2004-01-13 09:59:56
EVD: Next big home-viewing revolution?
  Author: JIANG JINGJING,China Business Weekly staff
 
 

China, the world's largest manufacturer of digital versatile disc (DVD) players, has launched a new format to end its dependence on foreign technologies, but insiders question whether the so-called enhanced versatile disc (EVD) players will be financially viable and/or accepted globally.

Jiangsu Shinco Electronics Group, one of China's largest DVD player producers, promoted the first high-definition disk players just days ago.

Some 100,000 EVD players have entered China's market. They are available in 18 cities, including the Hong Kong Special Administrative Region.

The players cost up to 1,998 yuan (US$241), compared with an average 800 yuan (US$96) for a DVD player.

The image quality of an EVD player is reportedly five times better than that of a DVD player. Also, the discs can store a greater amount of data.

Eight other major makers of DVD players, such as Shanghai-based SVA Electronics Group, will eventually unveil their own EVD players.

Liu Dan, sales manager of E-word Technology Co Ltd, said high patent fees for DVD prompted the company to switch to EVD technology.

Chinese enterprises must pay the 6C patent licensing alliance - Hitachi, Matsushita, Toshiba, JVC, Mitsubishi and Time Warner - US$4.50 for each DVD player they produce.

China produced more than 30 million DVD players last year, which accounted for about 70 per cent of the players in the world market.

E-word Technology is creating the national standard for the production of EVD players, Liu told China Business Weekly.

The first draft will be handed to the Ministry of Information Industry (MII) for approval within two months.

The company has applied to the 6C alliance for 20 EVD patents. Seven have been approved. Since late 2001 when China entered the World Trade Organization, Chinese enterprises have expressed increasing interest in holding their own intellectual property rights (IPRs).

Lopez-Claros Augusto, chief economist with the World Economic Forum, said China in 2002 spent 60 billion yuan (US$7.2 billion) in research and development of new technologies. China became the third-largest country, after the United States and Japan, in terms of its investment - at 2.5 per cent of its GDP - in research and development projects.

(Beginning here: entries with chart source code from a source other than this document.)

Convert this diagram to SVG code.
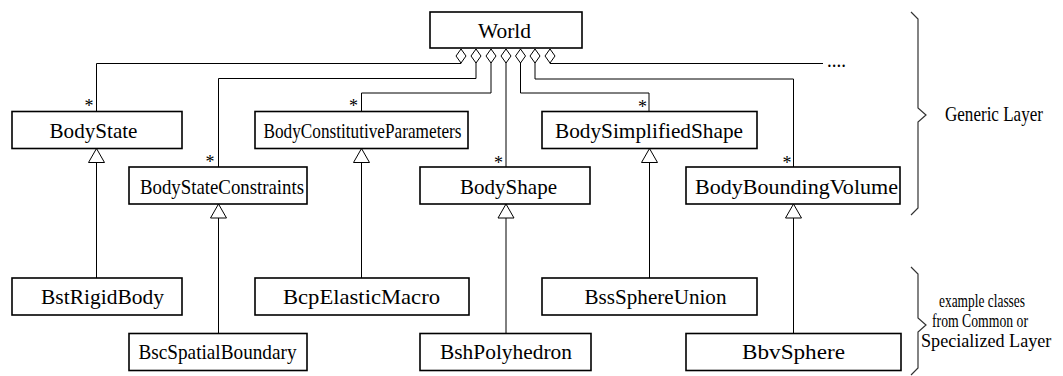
<svg xmlns="http://www.w3.org/2000/svg" width="1063" height="376" viewBox="0 0 1063 376">
<style>
.box rect{fill:#fff;stroke:#000;stroke-width:1.6}
.box text,.lbl{font-family:"Liberation Serif","Times New Roman",serif;font-size:22px;fill:#000}
.box text{text-anchor:middle}
.star{font-family:"Liberation Serif","Times New Roman",serif;font-size:18px;text-anchor:middle;fill:#000}
.conn path{fill:none;stroke:#000;stroke-width:1}
.brace{fill:none;stroke:#333;stroke-width:1.2}
.side{font-family:"Liberation Serif","Times New Roman",serif;fill:#000}
</style>
<defs>
<marker id="agg" markerUnits="userSpaceOnUse" markerWidth="16" markerHeight="12" refX="0" refY="6" orient="auto" viewBox="0 0 16 12">
<path d="M0,6 L7,1 L14,6 L7,11 Z" fill="#fff" stroke="#000" stroke-width="1"/>
</marker>
<marker id="gen" markerUnits="userSpaceOnUse" markerWidth="16" markerHeight="18" refX="15" refY="9" orient="auto" viewBox="0 0 16 18">
<path d="M15,9 L1,1 L1,17 Z" fill="#fff" stroke="#000" stroke-width="1"/>
</marker>
</defs>
<g id="connectors" class="conn">
<path d="M461,49 V63.5 H96.5 V111.5" marker-start="url(#agg)"/>
<path d="M476,49 V78.5 H218.5 V167" marker-start="url(#agg)"/>
<path d="M491,49 V93 H361.5 V111.5" marker-start="url(#agg)"/>
<path d="M506,49 V167" marker-start="url(#agg)"/>
<path d="M520.5,49 V93 H649 V111.5" marker-start="url(#agg)"/>
<path d="M535,49 V79 H793.5 V167" marker-start="url(#agg)"/>
<path d="M550,49 V63.5 H823" marker-start="url(#agg)"/>
<path d="M96.5,278 V148.5" marker-end="url(#gen)"/>
<path d="M218.5,333.5 V204" marker-end="url(#gen)"/>
<path d="M361.5,278 V148.5" marker-end="url(#gen)"/>
<path d="M506,333.5 V204" marker-end="url(#gen)"/>
<path d="M649.5,278 V148.5" marker-end="url(#gen)"/>
<path d="M793.5,333.5 V204" marker-end="url(#gen)"/>
</g>
<g id="multiplicities">
<text class="star" x="89" y="112">*</text>
<text class="star" x="210" y="168">*</text>
<text class="star" x="353.5" y="112">*</text>
<text class="star" x="498.5" y="168.5">*</text>
<text class="star" x="642.5" y="112.5">*</text>
<text class="star" x="787" y="168.5">*</text>
<text class="lbl" x="827" y="67" font-size="19" textLength="19" lengthAdjust="spacingAndGlyphs">....</text>
</g>
<g id="World" class="box"><rect x="430" y="12" width="152" height="36"/><text x="504.5" y="37.5" textLength="53" lengthAdjust="spacingAndGlyphs">World</text></g>
<g id="BodyState" class="box"><rect x="12" y="111.5" width="170" height="37"/><text x="93.5" y="138" textLength="88" lengthAdjust="spacingAndGlyphs">BodyState</text></g>
<g id="BodyConstitutiveParameters" class="box"><rect x="255" y="111.5" width="213" height="37"/><text x="362.5" y="138" textLength="198" lengthAdjust="spacingAndGlyphs">BodyConstitutiveParameters</text></g>
<g id="BodySimplifiedShape" class="box"><rect x="542" y="111.5" width="215" height="37"/><text x="649" y="138" textLength="188" lengthAdjust="spacingAndGlyphs">BodySimplifiedShape</text></g>
<g id="BodyStateConstraints" class="box"><rect x="129" y="167" width="178" height="37"/><text x="222" y="193.5" textLength="164" lengthAdjust="spacingAndGlyphs">BodyStateConstraints</text></g>
<g id="BodyShape" class="box"><rect x="420" y="167" width="170" height="37"/><text x="508.5" y="193.5" textLength="97" lengthAdjust="spacingAndGlyphs">BodyShape</text></g>
<g id="BodyBoundingVolume" class="box"><rect x="686" y="167" width="214" height="37"/><text x="796.5" y="193.5" textLength="203" lengthAdjust="spacingAndGlyphs">BodyBoundingVolume</text></g>
<g id="BstRigidBody" class="box"><rect x="12" y="278" width="170" height="37"/><text x="102.5" y="304" textLength="123" lengthAdjust="spacingAndGlyphs">BstRigidBody</text></g>
<g id="BcpElasticMacro" class="box"><rect x="255" y="278" width="214" height="37"/><text x="361.5" y="304" textLength="157" lengthAdjust="spacingAndGlyphs">BcpElasticMacro</text></g>
<g id="BssSphereUnion" class="box"><rect x="542" y="278" width="215" height="37"/><text x="655.5" y="304" textLength="142" lengthAdjust="spacingAndGlyphs">BssSphereUnion</text></g>
<g id="BscSpatialBoundary" class="box"><rect x="129" y="333.5" width="178" height="37"/><text x="217.5" y="359" textLength="158" lengthAdjust="spacingAndGlyphs">BscSpatialBoundary</text></g>
<g id="BshPolyhedron" class="box"><rect x="420" y="333.5" width="171" height="37"/><text x="506" y="359" textLength="132" lengthAdjust="spacingAndGlyphs">BshPolyhedron</text></g>
<g id="BbvSphere" class="box"><rect x="686" y="333.5" width="215" height="37"/><text x="793.5" y="359" textLength="103" lengthAdjust="spacingAndGlyphs">BbvSphere</text></g>
<g id="layers">
<path class="brace" d="M911,12 L918,19 V108 L926,115 L918,122 V208 L911,215"/>
<path class="brace" d="M911,267 L918,274 V318 L926,325 L918,332 V368 L911,375"/>
<text class="side" font-size="22" transform="translate(945,121) scale(0.775,1)">Generic Layer</text>
<text class="side" font-size="19" transform="translate(939,307) scale(0.706,1)">example classes</text>
<text class="side" font-size="19" transform="translate(932,327) scale(0.722,1)">from Common or</text>
<text class="side" font-size="19" transform="translate(921,347) scale(0.955,1)">Specialized Layer</text>
</g>
</svg>
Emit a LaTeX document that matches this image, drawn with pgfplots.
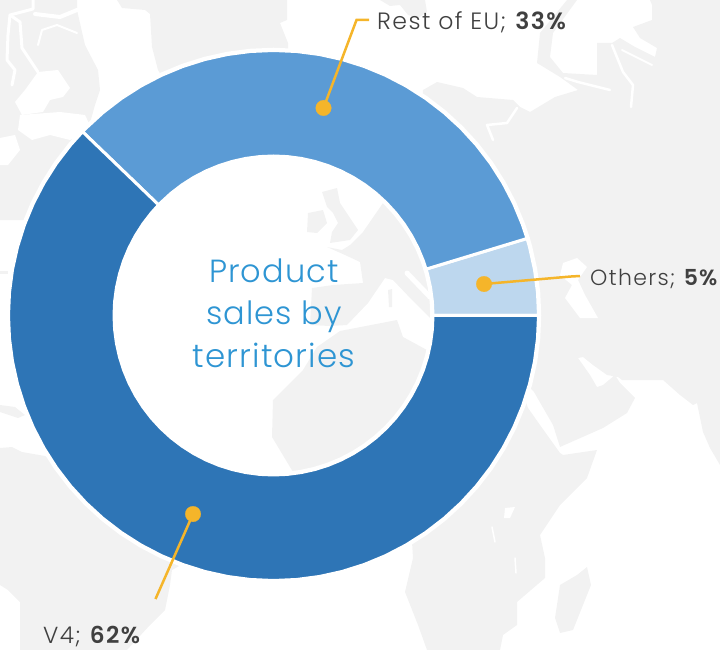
\documentclass[border=0pt]{standalone}
\usepackage{pgfplots}
\usepackage{pgfplotstable}
\usepackage{fontspec}
\pgfplotsset{compat=1.18}
\setmainfont{Poppins}[UprightFont=* Light,BoldFont=* SemiBold]
\newfontfamily\lab{Poppins}[UprightFont=* Light,BoldFont=* SemiBold,LetterSpace=6]
\newfontfamily\ttl{Poppins}[UprightFont=* Light,LetterSpace=3.5]
\definecolor{land}{HTML}{F2F2F2}
\definecolor{vfour}{HTML}{2E75B6}
\definecolor{resteu}{HTML}{5B9BD5}
\definecolor{others}{HTML}{BDD7EE}
\definecolor{gold}{HTML}{F5B52A}
\definecolor{dark}{HTML}{404040}
\definecolor{title}{HTML}{2E95D3}
% Shares: Others 4.7 (labelled 5), Rest of EU 33, V4 62.2 (labelled 62) -> angles 0-16.9, 16.9-136.1, 136.1-360
\pgfplotstableread[row sep=\\]{a r\\0 265\\5 265\\10 265\\15 265\\16.9 265\\16.9 159.5\\15 159.5\\10 159.5\\5 159.5\\0 159.5\\}\tabothers
\pgfplotstableread[row sep=\\]{a r\\16.9 265\\20 265\\25 265\\30 265\\35 265\\40 265\\45 265\\50 265\\55 265\\60 265\\65 265\\70 265\\75 265\\80 265\\85 265\\90 265\\95 265\\100 265\\105 265\\110 265\\115 265\\120 265\\125 265\\130 265\\135 265\\136.1 265\\136.1 159.5\\135 159.5\\130 159.5\\125 159.5\\120 159.5\\115 159.5\\110 159.5\\105 159.5\\100 159.5\\95 159.5\\90 159.5\\85 159.5\\80 159.5\\75 159.5\\70 159.5\\65 159.5\\60 159.5\\55 159.5\\50 159.5\\45 159.5\\40 159.5\\35 159.5\\30 159.5\\25 159.5\\20 159.5\\16.9 159.5\\}\tabeu
\pgfplotstableread[row sep=\\]{a r\\136.1 265\\140 265\\145 265\\150 265\\155 265\\160 265\\165 265\\170 265\\175 265\\180 265\\185 265\\190 265\\195 265\\200 265\\205 265\\210 265\\215 265\\220 265\\225 265\\230 265\\235 265\\240 265\\245 265\\250 265\\255 265\\260 265\\265 265\\270 265\\275 265\\280 265\\285 265\\290 265\\295 265\\300 265\\305 265\\310 265\\315 265\\320 265\\325 265\\330 265\\335 265\\340 265\\345 265\\350 265\\355 265\\360 265\\360 159.5\\355 159.5\\350 159.5\\345 159.5\\340 159.5\\335 159.5\\330 159.5\\325 159.5\\320 159.5\\315 159.5\\310 159.5\\305 159.5\\300 159.5\\295 159.5\\290 159.5\\285 159.5\\280 159.5\\275 159.5\\270 159.5\\265 159.5\\260 159.5\\255 159.5\\250 159.5\\245 159.5\\240 159.5\\235 159.5\\230 159.5\\225 159.5\\220 159.5\\215 159.5\\210 159.5\\205 159.5\\200 159.5\\195 159.5\\190 159.5\\185 159.5\\180 159.5\\175 159.5\\170 159.5\\165 159.5\\160 159.5\\155 159.5\\150 159.5\\145 159.5\\140 159.5\\136.1 159.5\\}\tabvfour
\pgfplotsset{
  base/.style={hide axis,scale only axis,width=720pt,height=650pt,at={(0,0)},anchor=south west},
  pix/.style={base,xmin=0,xmax=720,ymin=0,ymax=650,y dir=reverse},
  gr/.style={fill=land,draw=none,forget plot},
  wh/.style={fill=white,draw=none,forget plot},
  wl/.style={white,line width=#1,no markers,line join=round,line cap=round,forget plot},
}
\begin{document}
\begin{tikzpicture}
\path[use as bounding box] (0,0) rectangle (720pt,650pt);
% ---- background map ----
\begin{axis}[pix]
% Canada
\addplot[gr] coordinates {(0,0)(77,0)(77,10)(85,45)(98,70)(100,90)(95,105)(88,130)(55,170)(30,220)(0,220)} -- cycle;
\addplot[wh] coordinates {(38,72)(58,70)(70,88)(63,97)(50,100)(43,112)(22,115)(15,102)(25,90)} -- cycle;
\addplot[wh] coordinates {(20,115)(60,112)(85,115)(92,130)(70,140)(50,135)(32,140)(18,130)} -- cycle;
\addplot[wh] coordinates {(0,138)(15,135)(20,150)(8,165)(0,165)} -- cycle;
\addplot[wl=3pt] coordinates {(33,0)(33,9)(10,15)(8,35)(7,60)(15,70)(12,85)};
\addplot[wl=2pt] coordinates {(38,45)(42,30)(57,25)(77,33)};
\addplot[wl=3pt] coordinates {(10,15)(20,22)(22,48)(30,60)(38,72)};
\addplot[wl=4pt] coordinates {(77,10)(60,17)(35,14)};
% Greenland
\addplot[gr] coordinates {(117,0)(122,8)(145,10)(150,14)(152,47)(158,70)(170,90)(288,70)(288,43)(280,23)(287,20)(287,0)} -- cycle;
% Iceland
\addplot[gr] coordinates {(380,0)(425,0)(427,12)(418,18)(408,15)(400,5)(390,6)} -- cycle;
% Caribbean
\addplot[gr] coordinates {(0,405)(15,407)(25,415)(18,418)(0,412)} -- cycle;
\addplot[gr] coordinates {(0,271)(8,271)(8,274)(0,274)} -- cycle;
% South America
\addplot[gr] coordinates {(0,448)(12,447)(22,452)(45,456)(90,480)(190,560)(172,570)(170,585)(165,610)(150,625)(127,650)(20,650)(20,602)(8,590)(0,585)} -- cycle;
% Eurasia and east Africa
\addplot[gr] coordinates {(420,130)(423,90)(437,82)(463,88)(477,97)(513,100)(520,107)(530,112)(555,97)(578,90)(560,77)(537,63)(540,33)(567,0)(577,0)(553,33)(550,57)(563,73)(597,75)(597,43)(612,43)(620,38)(635,47)(655,57)(657,48)(640,38)(633,27)(652,20)(652,5)(650,0)(720,0)(720,465)(710,448)(703,432)(697,403)(693,405)(680,395)(663,380)(622,380)(618,377)(607,375)(593,365)(583,357)(578,358)(590,375)(597,387)(603,385)(615,375)(620,383)(635,398)(627,413)(603,428)(560,447)(553,425)(534,392)(527,385)(525,400)(528,408)(540,425)(560,453)(563,455)(597,450)(587,478)(560,505)(540,535)(545,558)(545,578)(517,602)(517,625)(503,635)(500,650)(427,650)(418,625)(405,592)(413,558)(412,542)(400,500)(430,480)(500,400)(505,250)(470,200)} -- cycle;
\addplot[wl=2.5pt] coordinates {(517,108)(507,123)(487,125)(493,140)};
\addplot[wl=2.5pt] coordinates {(565,78)(578,82)(610,90)};
\addplot[wl=2.5pt] coordinates {(612,45)(623,72)(633,85)(631,107)};
\addplot[wl=2pt] coordinates {(622,50)(632,55)(652,65)};
% Madagascar
\addplot[gr] coordinates {(587,567)(591,585)(573,630)(560,633)(555,618)(560,585)(577,575)} -- cycle;
% lakes
\addplot[wh] coordinates {(505,508)(515,507)(510,518)(504,518)} -- cycle;
\addplot[wl=1.5pt] coordinates {(492,527)(495,542)};
\addplot[wl=1.5pt] coordinates {(515,558)(516,573)};
% Caspian
\addplot[wh] coordinates {(563,263)(577,258)(587,267)(578,280)(585,295)(598,318)(580,318)(565,298)(572,285)(560,275)} -- cycle;
% UK, Ireland
\addplot[gr] coordinates {(322,192)(337,188)(340,203)(358,230)(350,240)(330,243)(332,232)(338,223)(333,213)(327,207)} -- cycle;
\addplot[gr] coordinates {(308,213)(323,210)(327,223)(317,233)(307,232)} -- cycle;
% Europe
\addplot[gr] coordinates {(395,190)(383,203)(363,232)(350,245)(342,250)(327,247)(345,255)(360,262)(363,283)(333,285)(312,288)(310,325)(330,326)(347,325)(368,303)(385,278)(393,280)(412,300)(430,318)(440,320)(445,280)} -- cycle;
\addplot[wl=5pt] coordinates {(407,273)(430,297)};
\addplot[gr] coordinates {(388,290)(392,289)(392,307)(389,307)} -- cycle;
% North-west Africa
\addplot[gr] coordinates {(340,331)(397,320)(403,337)(427,350)(445,355)(450,420)(300,490)(293,472)(272,437)(273,400)(303,370)(317,347)} -- cycle;
\end{axis}
% ---- doughnut ----
\begin{axis}[base,xmin=-273.5,xmax=446.5,ymin=-334.5,ymax=315.5]
\addplot[data cs=polar,fill=white,draw=white,line width=5.5pt,line join=round,forget plot] table[x=a,y=r] {\tabothers} -- cycle;
\addplot[data cs=polar,fill=white,draw=white,line width=5.5pt,line join=round,forget plot] table[x=a,y=r] {\tabeu} -- cycle;
\addplot[data cs=polar,fill=white,draw=white,line width=5.5pt,line join=round,forget plot] table[x=a,y=r] {\tabvfour} -- cycle;
\addplot[data cs=polar,fill=others,draw=white,line width=3pt,line join=round,forget plot] table[x=a,y=r] {\tabothers} -- cycle;
\addplot[data cs=polar,fill=resteu,draw=white,line width=3pt,line join=round,forget plot] table[x=a,y=r] {\tabeu} -- cycle;
\addplot[data cs=polar,fill=vfour,draw=white,line width=3pt,line join=round,forget plot] table[x=a,y=r] {\tabvfour} -- cycle;
\end{axis}
% ---- leaders and text ----
\begin{axis}[pix,clip=false]
\addplot[gold,line width=2.5pt,no markers,line join=miter] coordinates {(323.5,108)(356.5,20)(369,20)};
\addplot[gold,line width=2.5pt,no markers] coordinates {(484,284)(571,276.5)(580,276)};
\addplot[gold,line width=2.5pt,no markers] coordinates {(193,514)(155.5,599)};
\addplot[only marks,mark=*,mark size=7.8pt,mark options={fill=gold,draw=gold,line width=0.2pt}] coordinates {(323.5,108)(484,284)(193,514)};
\node[anchor=base west,text=dark,font=\lab\fontsize{23.6}{28}\selectfont,inner sep=0pt] at (axis cs:377,30) {Rest of EU; \textbf{33\%}};
\node[anchor=base west,text=dark,font=\lab\fontsize{22}{26}\selectfont,inner sep=0pt] at (axis cs:590,285) {Others; \textbf{5\%}};
\node[anchor=base west,text=dark,font=\lab\fontsize{23.2}{27}\selectfont,inner sep=0pt] at (axis cs:43,643) {V4; \textbf{62\%}};
\node[anchor=base,text=title,font=\ttl\fontsize{32}{38}\selectfont,inner sep=0pt] at (axis cs:274,282) {Product};
\node[anchor=base,text=title,font=\ttl\fontsize{32}{38}\selectfont,inner sep=0pt] at (axis cs:274,324) {sales by};
\node[anchor=base,text=title,font=\ttl\fontsize{32.5}{38}\selectfont,inner sep=0pt] at (axis cs:274,367) {territories};
\end{axis}
\end{tikzpicture}
\end{document}
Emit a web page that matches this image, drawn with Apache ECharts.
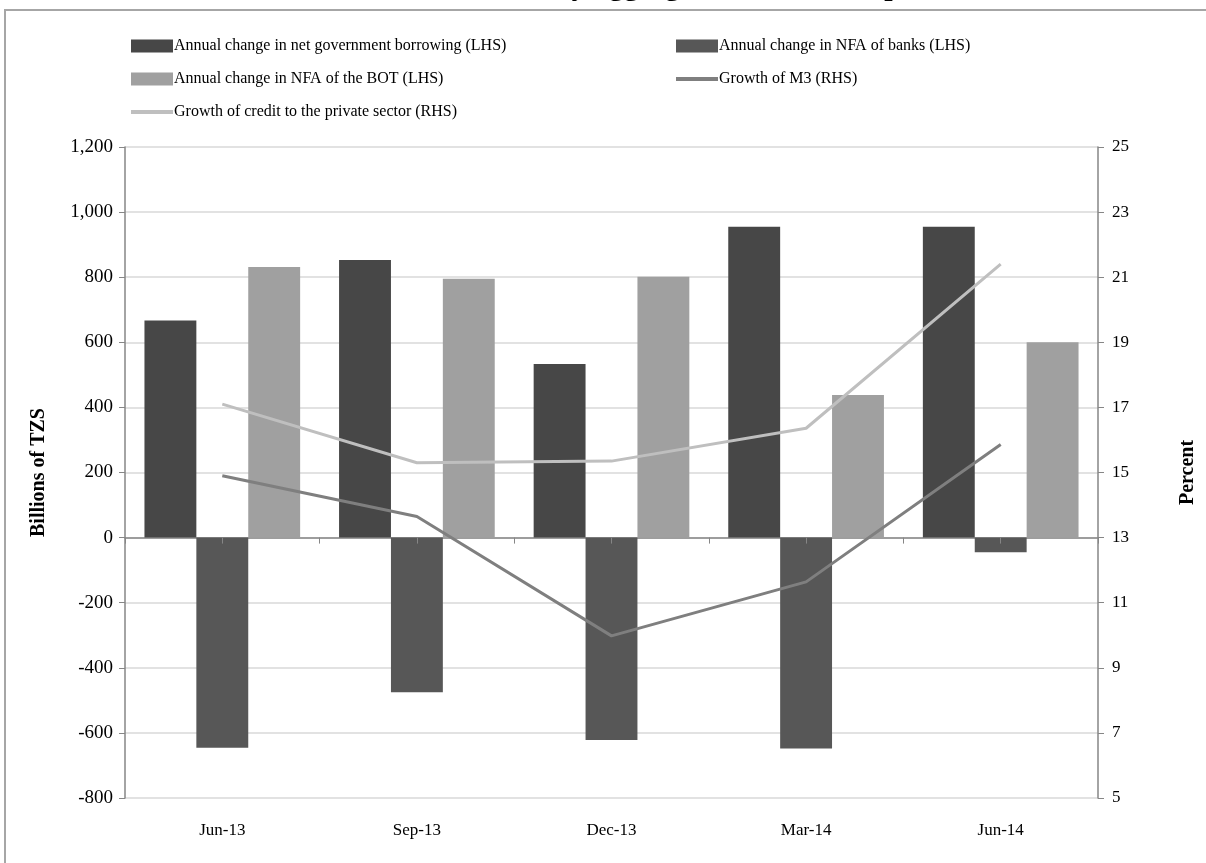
<!DOCTYPE html>
<html>
<head>
<meta charset="utf-8">
<script src="https://cdn.jsdelivr.net/npm/echarts@6/dist/echarts.min.js"></script>
<style>
html,body{margin:0;padding:0;background:#fff;}
#chart{width:1206px;height:863px;}
</style>
</head>
<body>
<div id="chart"></div>
<script>
const categories = ['Jun-13', 'Sep-13', 'Dec-13', 'Mar-14', 'Jun-14'];
const govBorrowing = [667, 853, 533, 955, 955];
const nfaBanks = [-646, -475, -622, -648, -45];
const nfaBOT = [831, 795, 801, 438, 600];
const growthM3 = [14.9, 13.65, 9.98, 11.64, 15.86];
const growthCredit = [17.1, 15.3, 15.35, 16.36, 21.4];

const names = {
  gov: 'Annual change in net government borrowing (LHS)',
  banks: 'Annual change in NFA of banks (LHS)',
  bot: 'Annual change in NFA of the BOT (LHS)',
  m3: 'Growth of M3 (RHS)',
  credit: 'Growth of credit to the private sector (RHS)'
};

const FONT = 'Liberation Serif';
const chart = echarts.init(document.getElementById('chart'), null, {renderer: 'canvas'});

const legendText = {fontFamily: FONT, fontSize: 16, color: '#000', padding: [0, 0, 0, -4]};
const gridLine = {show: true, lineStyle: {color: '#d9d9d9', width: 1.5}};
const lineIcon = 'path://M0,0L42,0L42,4L0,4Z';

chart.setOption({
  animation: false,
  backgroundColor: '#fff',
  textStyle: {fontFamily: FONT},
  graphic: [
    {type: 'rect', shape: {x: 5, y: 10, width: 1400, height: 1000}, style: {fill: 'none', stroke: '#a6a6a6', lineWidth: 2}, z: -1},
    {type: 'text', x: 722, y: -13, style: {text: 'Monetary aggregates and its components', font: 'bold 30px "Liberation Serif"', fill: '#000', textAlign: 'center', textVerticalAlign: 'middle'}}
  ],
  legend: [
    {orient: 'vertical', left: 126, top: 33, itemWidth: 42, itemHeight: 13, itemGap: 17,
     textStyle: legendText,
     data: [{name: names.gov, icon: 'rect'}, {name: names.bot, icon: 'rect'}, {name: names.credit, icon: lineIcon}]},
    {orient: 'vertical', left: 671, top: 33, itemWidth: 42, itemHeight: 13, itemGap: 17,
     textStyle: legendText,
     data: [{name: names.banks, icon: 'rect'}, {name: names.m3, icon: lineIcon}]}
  ],
  grid: {left: 125, right: 108, top: 147, bottom: 65, containLabel: false},
  xAxis: [
    {type: 'category', data: categories, position: 'bottom',
     axisLine: {onZero: true, onZeroAxisIndex: 0, lineStyle: {color: '#868686', width: 1.5}},
     axisTick: {show: true, length: 6, lineStyle: {color: '#868686'}},
     axisLabel: {show: false}, splitLine: {show: false}},
    {type: 'category', data: categories, position: 'bottom',
     axisLine: {show: false, onZero: false}, axisTick: {show: false},
     axisLabel: {show: true, margin: 24, fontFamily: FONT, fontSize: 17, color: '#000'}},
    {type: 'category', data: categories, position: 'bottom', z: 10,
     axisLine: {show: false, onZero: true, onZeroAxisIndex: 0}, axisTick: {show: true, alignWithLabel: true, length: 6, lineStyle: {color: '#868686'}},
     axisLabel: {show: false}}
  ],
  yAxis: [
    {type: 'value', min: -800, max: 1200, interval: 200, position: 'left',
     name: 'Billions of TZS', nameLocation: 'middle', nameGap: 76, nameRotate: 90,
     nameTextStyle: {fontFamily: FONT, fontSize: 20, fontWeight: 'bold', color: '#000'},
     axisLine: {show: true, lineStyle: {color: '#868686', width: 1.5}},
     axisTick: {show: true, length: 6, lineStyle: {color: '#868686'}},
     axisLabel: {fontFamily: FONT, fontSize: 19, color: '#000', margin: 12,
       formatter: v => v.toLocaleString('en-US')},
     splitLine: gridLine},
    {type: 'value', min: 5, max: 25, interval: 2, position: 'right',
     name: 'Percent', nameLocation: 'middle', nameGap: 80, nameRotate: 90,
     nameTextStyle: {fontFamily: FONT, fontSize: 20, fontWeight: 'bold', color: '#000'},
     axisLine: {show: true, lineStyle: {color: '#868686', width: 1.5}},
     axisTick: {show: true, length: 6, lineStyle: {color: '#868686'}},
     axisLabel: {fontFamily: FONT, fontSize: 17, color: '#000', margin: 14},
     splitLine: {show: false}}
  ],
  series: [
    {name: names.gov, type: 'bar', data: govBorrowing, barGap: '0%', barCategoryGap: '20%',
     itemStyle: {color: '#474747'}},
    {name: names.banks, type: 'bar', data: nfaBanks, barGap: '0%', barCategoryGap: '20%',
     itemStyle: {color: '#575757'}},
    {name: names.bot, type: 'bar', data: nfaBOT, barGap: '0%', barCategoryGap: '20%',
     itemStyle: {color: '#a0a0a0'}},
    {name: names.m3, type: 'line', yAxisIndex: 1, data: growthM3, symbol: 'none',
     lineStyle: {color: '#7f7f7f', width: 3}, itemStyle: {color: '#7f7f7f'}, z: 5},
    {name: names.credit, type: 'line', yAxisIndex: 1, data: growthCredit, symbol: 'none',
     lineStyle: {color: '#bfbfbf', width: 3}, itemStyle: {color: '#bfbfbf'}, z: 5}
  ]
});
</script>
</body>
</html>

Augusto said the country's technological competitiveness will come to the fore within six years.

While seeking to hold their own IPRs, producers are being driven by demand in the high-end market to develop and enhance EVD players, which are specially designed for high-definition TV (HDTV).

"With improvements in people's living standards, the consumption of HDTV has increased dramatically," said Chen Changfeng, manager of Shinco's advertising department.

China Audio Industries Association (CAIA) statistics indicate the sales volume of HDTVs has captured 20 to 30 per cent of the overall TV market.

It has doubled in recent years.

"Consumers can only enjoy the high image quality of an HDTV with an EVD player," Chen said.

Higher prices (compared with DVD players) will not make it difficult to promote the EVD players.

"EVD players are aimed at high-income people or super fans of audio-visual products. They are able to pay three times the price of a DVD player," Chen said.

People questioned the viability of DVD players a few years ago when they first entered China's market.

Now, DVD players are an important part of modern people's daily lives, a CAIA official, on condition of anonymity, told China Business Weekly.

An estimated 1.8 million EVD players will be manufactured this year; in 2005, 3 million; and in two years, 9 million.

Analysts doubt EVD players will be widely adopted in the rest of the world.

The international market has adopted DVD players as the standard.

"Compared with Chinese consumers, who tend to follow trends, European consumers are more rational in terms of products' functions," said an industry observer, who asked not to be identified.

"It is not an easy job to persuade them to give up their DVD players and buy an EVD player, which has many of the same functions."

Also, it is too early to say if Hollywood studios, which drive the world's video software business, will release their films on EVD.

Negotiations between MII officials and several large Hollywood film distributors, to have about 100 movies released on EVD, are going well, the SVA spokesman said.

"The first film on EVD will be available in Chinese shops by year's end," he said.